Superior temporal gyrus
Drawing of a cast with Superior temporal gyrus in green from Gray's Anatomy

This research has helped music therapy gain increasing prominence in helping people with cognitive deficits, traumatic brain injury, and stroke regain functionality.
One of the areas in stroke rehabilitation where music therapy is showing the greatest promise involves speech and communication. Language has three components: cognition, linguistics, and pragmatics. Music therapy impacts all three by supporting memory and retrieval of information (King).

For more than 100 years, clinicians have noted that patients are able to sing words that they cannot speak. Aphasia is a disorder of language that results in garbled syntax and meaning. A person suffering from nonfluent (expressive) aphasia has difficulty producing meaningful words, phrases, and sentences (M. Kim). All forms of aphasia have the characteristics of anomia (difficulty in naming or finding/producing words), although the severity of anomia will vary depending on the type of aphasia. Other common symptoms related to aphasia include paraphasias, errors that may involve unintentionally substituting one word for another (verbal paraphasia) or unintentionally substituting one sound for another (literal paraphasia) (King).

One explanation for the phenomenon of preserved singing (with lyrics) in aphasia is that song is a form of nonpropositional speech, which is defined as conventionalized, context-dependent speech that does not involve syntactic parsing or the conscious formulation of new utterances to express a semantic message (Wilson).

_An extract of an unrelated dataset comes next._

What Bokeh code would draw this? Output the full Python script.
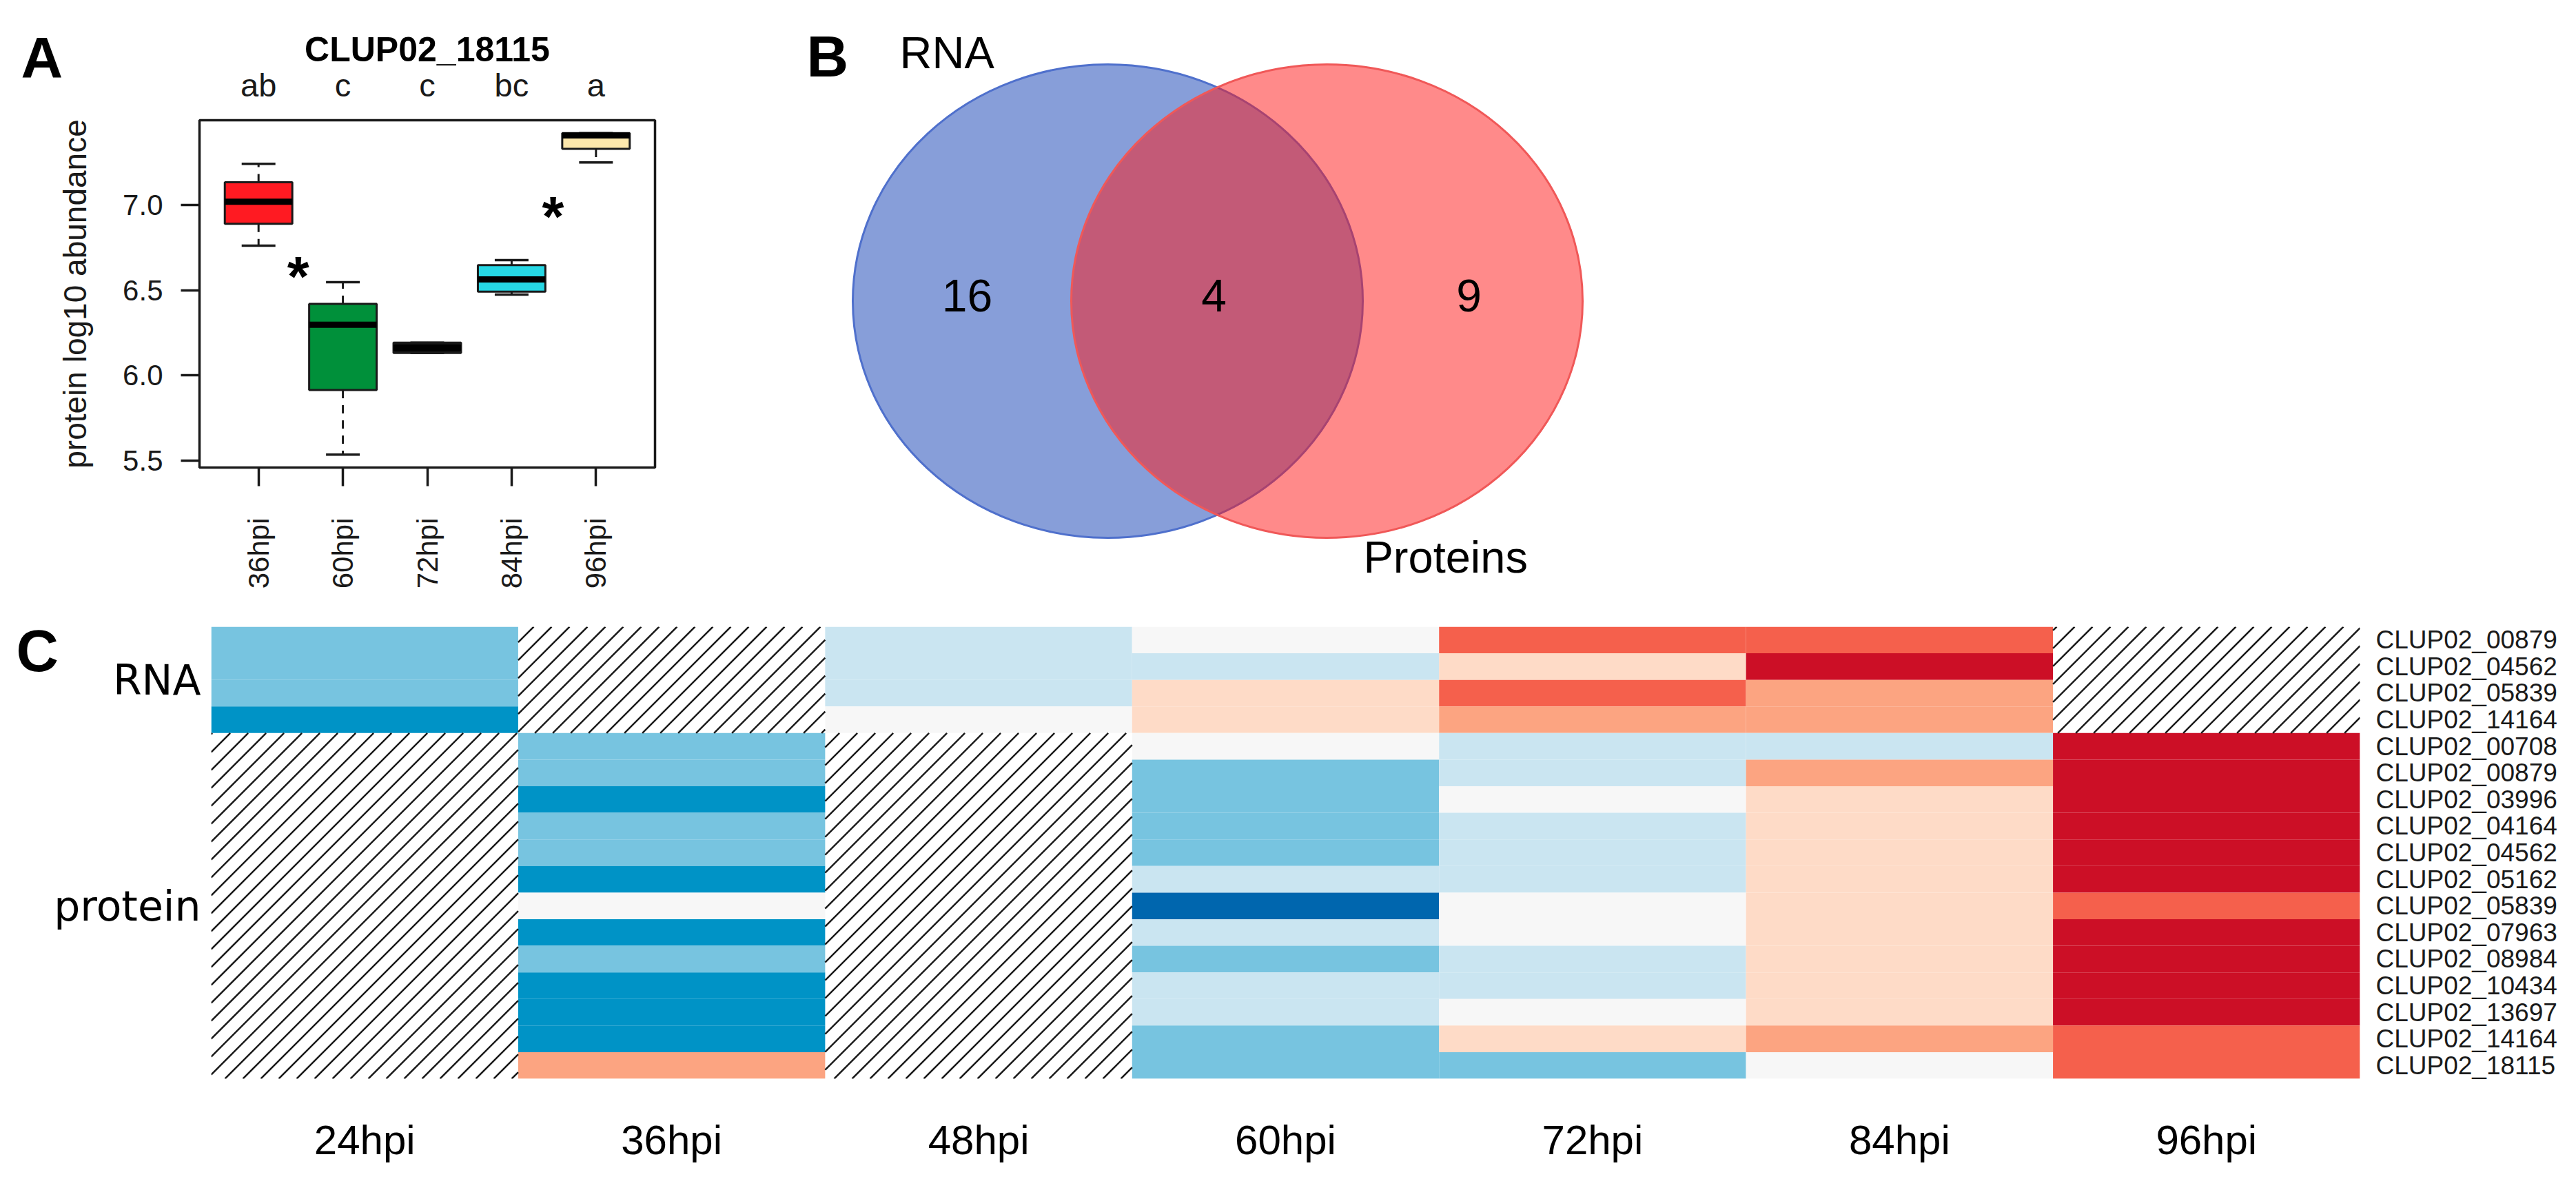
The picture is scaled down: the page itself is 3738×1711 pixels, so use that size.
import math
from bokeh.plotting import figure
from bokeh.models import (Range1d, FactorRange, FixedTicker, LinearAxis,
                          ColumnDataSource, PrintfTickFormatter)
from bokeh.layouts import column, row
from bokeh.transform import linear_cmap
from bokeh.embed import file_html
from bokeh.resources import INLINE
from bokeh.core.properties import value

# ------------------------------------------------------------------ data
# Panel A : boxplot of CLUP02_18115 protein abundance
box_groups = ["36hpi", "60hpi", "72hpi", "84hpi", "96hpi"]
box_low = [6.762, 5.534, 6.131, 6.474, 7.251]
box_q1 = [6.890, 5.914, 6.131, 6.492, 7.331]
box_median = [7.020, 6.297, 6.162, 6.564, 7.410]
box_q3 = [7.134, 6.420, 6.192, 6.648, 7.423]
box_high = [7.243, 6.547, 6.192, 6.677, 7.423]
box_colors = ["#FF1A22", "#00903A", "#111111", "#26D7E4", "#FDE8AC"]
group_letters = ["ab", "c", "c", "bc", "a"]
star_x = [1.47, 4.49]
star_y = [6.623, 6.975]
y_ticks_a = [5.5, 6.0, 6.5, 7.0]

# Panel B : Venn diagram
venn_sets = ["RNA", "Proteins"]
venn_counts = [16, 4, 9]  # RNA only, both, Proteins only

# Panel C : heatmap (levels -4..4, None = not detected)
hours = ["24hpi", "36hpi", "48hpi", "60hpi", "72hpi", "84hpi", "96hpi"]
rna_genes = ["CLUP02_00879", "CLUP02_04562", "CLUP02_05839", "CLUP02_14164"]
rna_levels = [
    [-2, None, -1, 0, 3, 3, None],
    [-2, None, -1, -1, 1, 4, None],
    [-2, None, -1, 1, 3, 2, None],
    [-3, None, 0, 1, 2, 2, None],
]
protein_genes = ["CLUP02_00708", "CLUP02_00879", "CLUP02_03996", "CLUP02_04164",
                 "CLUP02_04562", "CLUP02_05162", "CLUP02_05839", "CLUP02_07963",
                 "CLUP02_08984", "CLUP02_10434", "CLUP02_13697", "CLUP02_14164",
                 "CLUP02_18115"]
protein_levels = [
    [None, -2, None, 0, -1, -1, 4],
    [None, -2, None, -2, -1, 2, 4],
    [None, -3, None, -2, 0, 1, 4],
    [None, -2, None, -2, -1, 1, 4],
    [None, -2, None, -2, -1, 1, 4],
    [None, -3, None, -1, -1, 1, 4],
    [None, 0, None, -4, 0, 1, 3],
    [None, -3, None, -1, 0, 1, 4],
    [None, -2, None, -2, -1, 1, 4],
    [None, -3, None, -1, -1, 1, 4],
    [None, -3, None, -1, 0, 1, 4],
    [None, -3, None, -2, 1, 2, 3],
    [None, 2, None, -2, -2, 0, 3],
]
level_palette = ["#0066AE", "#0093C6", "#77C4E0", "#CAE5F1", "#F7F7F7",
                 "#FEDBC7", "#FCA481", "#F5604C", "#CC0F26"]

FONT = "Liberation Sans"
INK = "#1a1a1a"
# text glyphs anchored with "alphabetic" render about 0.36 em below the anchor
SHIFT = 0.36


def no_align(fig):
    if "frame_align" in fig.properties():
        fig.frame_align = False


# ------------------------------------------------------------------ panel A
n_box = len(box_groups)
xs = list(range(1, n_box + 1))
lo, hi = min(box_low), max(box_high)
pad = 0.04 * (hi - lo)
xpad = 0.04 * n_box
xa0, xa1 = 0.5 - xpad, n_box + 0.5 + xpad
ya0, ya1 = lo - pad, hi + pad

A_W, A_H = 1100, 880
A_L, A_R, A_T, A_B = 289, 150, 174, 202
pa = figure(width=A_W, height=A_H, title=None,
            x_range=Range1d(xa0, xa1), y_range=Range1d(ya0, ya1),
            x_axis_location=None, y_axis_location=None,
            min_border_left=A_L, min_border_right=A_R,
            min_border_top=A_T, min_border_bottom=A_B,
            output_backend="svg", toolbar_location=None)
no_align(pa)
pa.grid.visible = False
pa.outline_line_color = INK
pa.outline_line_width = 3.5

src = ColumnDataSource(dict(
    x=xs, low=box_low, q1=box_q1, med=box_median, q3=box_q3, high=box_high,
    color=box_colors,
    xl=[x - 0.4 for x in xs], xr=[x + 0.4 for x in xs],
    cl=[x - 0.2 for x in xs], cr=[x + 0.2 for x in xs]))

pa.segment(x0="x", y0="q3", x1="x", y1="high", source=src, line_color=INK,
           line_width=3, line_dash="12 10")
pa.segment(x0="x", y0="q1", x1="x", y1="low", source=src, line_color=INK,
           line_width=3, line_dash="12 10")
pa.segment(x0="cl", y0="high", x1="cr", y1="high", source=src, line_color=INK, line_width=3.5)
pa.segment(x0="cl", y0="low", x1="cr", y1="low", source=src, line_color=INK, line_width=3.5)
pa.vbar(x="x", width=0.8, bottom="q1", top="q3", source=src, fill_color="color",
        line_color=INK, line_width=3)
pa.segment(x0="xl", y0="med", x1="xr", y1="med", source=src, line_color="black",
           line_width=9, line_cap="butt")

pa.text(x=star_x, y=star_y, text=["*"] * len(star_x), text_font=value(FONT),
        text_font_size="82px", text_font_style="bold", text_align="center",
        text_baseline="alphabetic", y_offset=10, text_color="black")

# bottom axis (rotated group names)
xa = LinearAxis(ticker=FixedTicker(ticks=xs),
                major_label_overrides={x: g for x, g in zip(xs, box_groups)})
xa.major_label_orientation = math.pi / 2
xa.axis_line_color = None
xa.major_tick_out = 27
xa.major_tick_in = 0
xa.major_tick_line_width = 3.5
xa.major_tick_line_color = INK
xa.minor_tick_line_color = None
xa.major_label_standoff = 46
xa.major_label_text_font = FONT
xa.major_label_text_font_size = "42px"
xa.major_label_text_color = INK
pa.add_layout(xa, "below")

# top axis : significance letters + gene title
ta = LinearAxis(ticker=FixedTicker(ticks=xs),
                major_label_overrides={x: t for x, t in zip(xs, group_letters)},
                axis_label="CLUP02_18115")
ta.axis_line_color = None
ta.major_tick_line_color = None
ta.minor_tick_line_color = None
ta.major_label_standoff = 19
ta.major_label_text_font = FONT
ta.major_label_text_font_size = "47px"
ta.major_label_text_color = INK
ta.axis_label_text_font = FONT
ta.axis_label_text_font_size = "50px"
ta.axis_label_text_font_style = "bold"
ta.axis_label_text_color = "black"
ta.axis_label_standoff = -6
pa.add_layout(ta, "above")

ya = LinearAxis(ticker=FixedTicker(ticks=y_ticks_a),
                formatter=PrintfTickFormatter(format="%.1f"),
                axis_label="protein log10 abundance")
ya.axis_line_color = None
ya.major_tick_out = 27
ya.major_tick_in = 0
ya.major_tick_line_width = 3.5
ya.major_tick_line_color = INK
ya.minor_tick_line_color = None
ya.major_label_standoff = 26
ya.major_label_text_font = FONT
ya.major_label_text_font_size = "42px"
ya.major_label_text_color = INK
ya.axis_label_text_font = FONT
ya.axis_label_text_font_size = "46px"
ya.axis_label_text_font_style = "normal"
ya.axis_label_text_color = INK
ya.axis_label_standoff = 40
pa.add_layout(ya, "left")


def a_data(fx, fy):
    """figure-pixel position -> panel A data coordinates"""
    fw, fh = A_W - A_L - A_R, A_H - A_T - A_B
    return (xa0 + (fx - A_L) / fw * (xa1 - xa0), ya1 - (fy - A_T) / fh * (ya1 - ya0))


ax_, ay_ = a_data(30, 114 - SHIFT * 84)
pa.text(x=[ax_], y=[ay_], text=["A"], text_font=value(FONT), text_font_size="84px",
        text_font_style="bold", text_align="left", text_baseline="alphabetic",
        text_color="black", level="overlay")

# ------------------------------------------------------------------ panel B
pb = figure(width=1300, height=880, title=None,
            x_range=Range1d(-666, 634), y_range=Range1d(-443.5, 436.5),
            x_axis_location=None, y_axis_location=None, min_border=0,
            output_backend="svg", toolbar_location=None)
no_align(pb)
pb.grid.visible = False
pb.outline_line_color = None

pb.ellipse(x=[-159], y=[0], width=740, height=687, fill_color="#0F3DB3",
           fill_alpha=0.5, line_color="#4F70CC", line_width=3)
pb.ellipse(x=[159], y=[0], width=742, height=687, fill_color="#FF1515",
           fill_alpha=0.5, line_color="#F05858", line_width=3)

pb.text(x=[-363, -5, 365], y=[-15.5 + SHIFT * 66] * 3, text=[str(c) for c in venn_counts],
        text_font=value(FONT), text_font_size="66px", text_align="center",
        text_baseline="alphabetic", text_color="black")
pb.text(x=[-461, 212], y=[337.5 + SHIFT * 65, -394.5 + SHIFT * 65], text=venn_sets,
        text_font=value(FONT), text_font_size="65px", text_align="left",
        text_baseline="alphabetic", text_color="black")
pb.text(x=[-596], y=[324.5 + SHIFT * 84], text=["B"], text_font=value(FONT),
        text_font_size="84px", text_font_style="bold", text_align="left",
        text_baseline="alphabetic", text_color="black")

# ------------------------------------------------------------------ panel C
gene_rows = rna_genes + protein_genes
all_levels = rna_levels + protein_levels
n_rows = len(gene_rows)
n_cols = len(hours)

cx, cy, cv = [], [], []
for i, lv in enumerate(all_levels):
    for h, v in zip(hours, lv):
        if v is not None:
            cx.append(h)
            cy.append(i + 0.5)
            cv.append(v)

C_W, C_H = 3730, 829
C_L, C_R, C_T, C_B = 306, 306, 29, 144
pc = figure(width=C_W, height=C_H, title=None,
            x_range=FactorRange(*hours), y_range=Range1d(n_rows, 0),
            x_axis_location="below", y_axis_location=None,
            min_border_left=C_L, min_border_right=C_R,
            min_border_top=C_T, min_border_bottom=C_B,
            output_backend="svg", toolbar_location=None)
no_align(pc)
pc.grid.visible = False
pc.outline_line_color = None

pc.rect(x="x", y="y", width=1, height=1,
        source=ColumnDataSource(dict(x=cx, y=cy, level=cv)),
        fill_color=linear_cmap("level", level_palette, -4.5, 4.5),
        line_color=None)

# 45-degree hatching over the missing (not detected) blocks
fw_c, fh_c = C_W - C_L - C_R, C_H - C_T - C_B
cell_w, row_h = fw_c / n_cols, fh_c / n_rows
HATCH_STEP = 26
hx0, hy0, hx1, hy1 = [], [], [], []
for j in range(n_cols):
    i = 0
    while i < n_rows:
        if all_levels[i][j] is not None:
            i += 1
            continue
        k0 = i
        while i < n_rows and all_levels[i][j] is None:
            i += 1
        px0, px1 = j * cell_w, (j + 1) * cell_w
        py0, py1 = k0 * row_h, i * row_h
        c = math.ceil((px0 + py0) / HATCH_STEP) * HATCH_STEP
        while c < px1 + py1:
            xa_ = max(px0, c - py1)
            xb_ = min(px1, c - py0)
            if xb_ > xa_:
                hx0.append(xa_ / cell_w)
                hy0.append((c - xa_) / row_h)
                hx1.append(xb_ / cell_w)
                hy1.append((c - xb_) / row_h)
            c += HATCH_STEP
pc.segment(x0=hx0, y0=hy0, x1=hx1, y1=hy1, line_color="#1a1a1a", line_width=2.5)

pc.xaxis.axis_line_color = None
pc.xaxis.major_tick_line_color = None
pc.xaxis.minor_tick_line_color = None
pc.xaxis.major_label_text_font = FONT
pc.xaxis.major_label_text_font_size = "60px"
pc.xaxis.major_label_text_color = "black"
pc.xaxis.major_label_standoff = 49

# gene names at the right of every row
row_centers = [i + 0.5 for i in range(n_rows)]
pc.text(x=[n_cols] * n_rows, y=row_centers, text=gene_rows, x_offset=23,
        text_font=value(FONT), text_font_size="37px", text_align="left",
        text_baseline="middle", text_color=INK, level="overlay")

group_names = ["RNA", "protein"]
group_sizes = [len(rna_genes), len(protein_genes)]
group_centers = []
start = 0
for s in group_sizes:
    group_centers.append(start + s / 2)
    start += s
la = LinearAxis(ticker=FixedTicker(ticks=group_centers),
                major_label_overrides={c: g for c, g in zip(group_centers, group_names)})
la.axis_line_color = None
la.major_tick_line_color = None
la.minor_tick_line_color = None
la.major_label_standoff = 9
la.major_label_text_font = "DejaVu Sans"
la.major_label_text_font_size = "60px"
la.major_label_text_color = "black"
pc.add_layout(la, "left")

c_x = (23 - C_L) / fw_c * n_cols
c_y = (95 - SHIFT * 85 - C_T) / fh_c * n_rows
pc.text(x=[c_x], y=[c_y], text=["C"], text_font=value(FONT), text_font_size="85px",
        text_font_style="bold", text_align="left", text_baseline="alphabetic",
        text_color="black", level="overlay")

layout = column(row(pa, pb), pc)
open("out.html", "w").write(file_html(layout, INLINE))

Modern imaging suggests that language and musical expression centers in the brain may not be as separate as previously thought, and they share some important neurological aspects of processing (Wilson). Maess et al. used magnetoencephalography in a language and music analysis task that indicated that the Broca area of the hominid brain, which is linked to speech production, is not only active during syntactic analysis for auditory language comprehension, but is also responsible for analysis of incoming harmonic sequences (Maess).